最新作では、Netflixで『はじめてのおつかい』を見たカナダの女性が、日本に住む息子に「絶対にやったほうがいい」と推奨し、孫がおつかいに行く挑戦が登場。Netflixがきっかけになり、父親がおつかいに出すという、時代の流れを象徴するケースだ。

また、大相撲・宮城野部屋に所属する間垣親方が、3人の子どもたちをおつかいに出す挑戦も。「お相撲さんの部屋で育ったお子さんたちと若い衆との関係性が、『はじめてのおつかい』という番組でなければ見られないようなシーンになっています。これは『サンクチュアリ』(Netflix)でも見られないですし、なかなか狙って撮れるものではないので、新鮮で面白いです」と見どころを語る。

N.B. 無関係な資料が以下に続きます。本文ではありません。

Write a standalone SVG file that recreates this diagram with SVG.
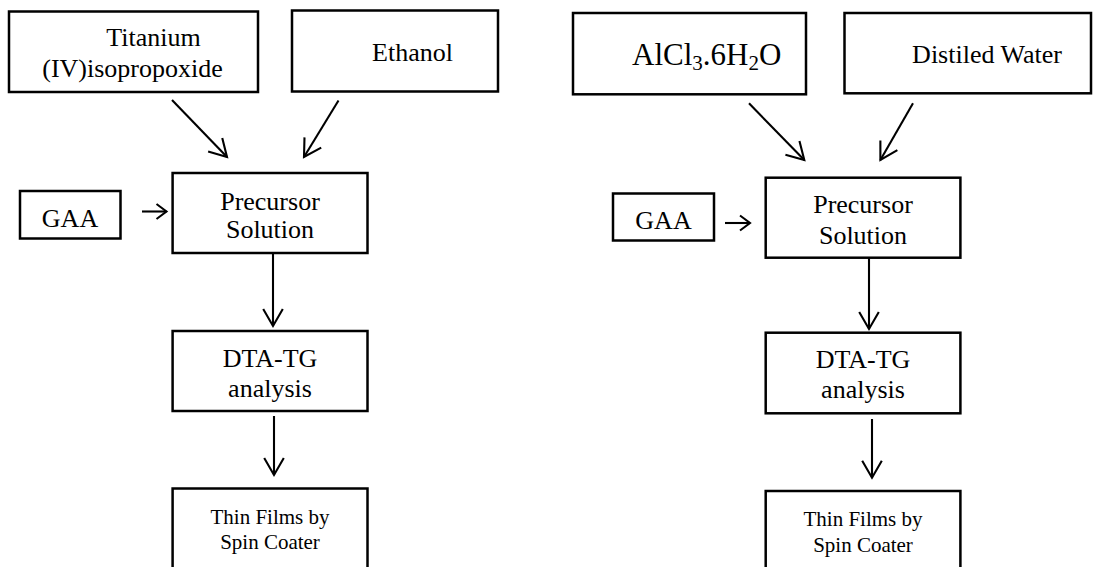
<svg xmlns="http://www.w3.org/2000/svg" width="1093" height="567" viewBox="0 0 1093 567">
<defs>
<style>
.box{fill:#fff;stroke:#000;stroke-width:2.5}
.t{font-family:"Liberation Serif","Times New Roman",serif;font-size:26px;fill:#000;text-anchor:middle}
.s{font-size:21px}
.c{fill:none;stroke:#000;stroke-width:2.1}
.big{marker-end:url(#ah)}
.sm{marker-end:url(#ahs)}
</style>
<marker id="ah" markerUnits="userSpaceOnUse" markerWidth="40" markerHeight="40" viewBox="-20 -20 40 40" refX="0" refY="0" orient="auto" overflow="visible">
<path d="M-17,-9.8 L0,0 L-17,9.8" fill="none" stroke="#000" stroke-width="2.1"/>
</marker>
<marker id="ahs" markerUnits="userSpaceOnUse" markerWidth="30" markerHeight="30" viewBox="-15 -15 30 30" refX="0" refY="0" orient="auto" overflow="visible">
<path d="M-10,-7.5 L0,0 L-10,7.5" fill="none" stroke="#000" stroke-width="2.1"/>
</marker>
</defs>
<rect width="1093" height="567" fill="#fff"/>

<g id="connectors">
<line class="c big" x1="172" y1="100" x2="227" y2="157"/>
<line class="c big" x1="338.5" y1="100.5" x2="304" y2="157"/>
<line class="c sm" x1="142" y1="211.5" x2="166.5" y2="211.5"/>
<line class="c big" x1="273" y1="253" x2="273" y2="326"/>
<line class="c big" x1="274" y1="416" x2="274" y2="475"/>
<line class="c big" x1="749" y1="103.3" x2="804.3" y2="160"/>
<line class="c big" x1="913" y1="103.3" x2="880.4" y2="160"/>
<line class="c sm" x1="725" y1="223" x2="750" y2="223"/>
<line class="c big" x1="869" y1="257.7" x2="869" y2="329"/>
<line class="c big" x1="872" y1="419" x2="872" y2="477.7"/>
</g>

<g id="titanium">
<rect class="box" x="9" y="11.5" width="249" height="80.5"/>
<text class="t" x="153.5" y="46">Titanium</text>
<text class="t" x="132.5" y="77">(IV)isopropoxide</text>
</g>
<g id="ethanol">
<rect class="box" x="292" y="10.5" width="206" height="81"/>
<text class="t" x="412.5" y="61">Ethanol</text>
</g>
<g id="gaa-left">
<rect class="box" x="20" y="191" width="100.5" height="47.5"/>
<text class="t" x="70" y="227">GAA</text>
</g>
<g id="precursor-left">
<rect class="box" x="172.6" y="173" width="194.9" height="80"/>
<text class="t" x="270" y="210">Precursor</text>
<text class="t" x="270" y="238.3">Solution</text>
</g>
<g id="dta-left">
<rect class="box" x="172.6" y="331" width="194.9" height="80"/>
<text class="t" x="270" y="366.7">DTA-TG</text>
<text class="t" x="270" y="396.7">analysis</text>
</g>
<g id="thin-left">
<rect class="box" x="172.6" y="488.5" width="194.9" height="95"/>
<text class="t s" x="270" y="524">Thin Films by</text>
<text class="t s" x="270" y="549.3">Spin Coater</text>
</g>

<g id="alcl3">
<rect class="box" x="573" y="13" width="233" height="81.3"/>
<text class="t" x="706.7" y="65" style="font-size:31px">AlCl<tspan dy="5" font-size="21">3</tspan><tspan dy="-5">.6H</tspan><tspan dy="5" font-size="21">2</tspan><tspan dy="-5">O</tspan></text>
</g>
<g id="water">
<rect class="box" x="844.5" y="13" width="246.5" height="80.3"/>
<text class="t" x="987" y="63">Distiled Water</text>
</g>
<g id="gaa-right">
<rect class="box" x="613" y="193.5" width="101" height="47"/>
<text class="t" x="663.5" y="229">GAA</text>
</g>
<g id="precursor-right">
<rect class="box" x="765.7" y="177.7" width="194.7" height="80"/>
<text class="t" x="863" y="213.3">Precursor</text>
<text class="t" x="863" y="244">Solution</text>
</g>
<g id="dta-right">
<rect class="box" x="765.7" y="332.7" width="194.7" height="80.6"/>
<text class="t" x="863" y="368.3">DTA-TG</text>
<text class="t" x="863" y="398.3">analysis</text>
</g>
<g id="thin-right">
<rect class="box" x="765.7" y="491" width="194.7" height="95"/>
<text class="t s" x="863" y="526">Thin Films by</text>
<text class="t s" x="863" y="552.3">Spin Coater</text>
</g>
</svg>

子どもや親たちの姿を、長年にわたりMCとして見守る所ジョージの存在も大きい。

「所さんって、短い一言で丸く収める魔力を持っている方なんです。“素敵な子だったね”、“お父さんも頑張ったね”と言うと、すべてが救われる言葉のすごさがあるんですよね。それに、“所さんが言うなら許される”みたいな言葉の免罪符も持ってらっしゃるので、“泣いちゃったんだから、お父さんもやめさせてやりゃいいのにね”って言うと、表面上は番組が悪者になるかのような発言なんですけど、全然そうはならなくて、みんなが薄々感じてたからつい笑っちゃう。そういう絶妙なことを言える人は本当に稀有なので、こちらもありがたいです」

●徳永清孝1973年生まれ、大阪府出身。慶應義塾大学環境情報学部卒業後、96年コーエー(現・コーエーテクモ)に入社し、00年に日本テレビ放送網入社。『THE夜もヒッパレ』『しゃべくり007』『ものまねグランプリ』『THE MUSIC DAY』『1億人の大質問!? 笑ってコラえて!』などを担当し、『はじめてのおつかい』『欽ちゃん&香取慎吾の全日本仮装大賞』の演出を務める。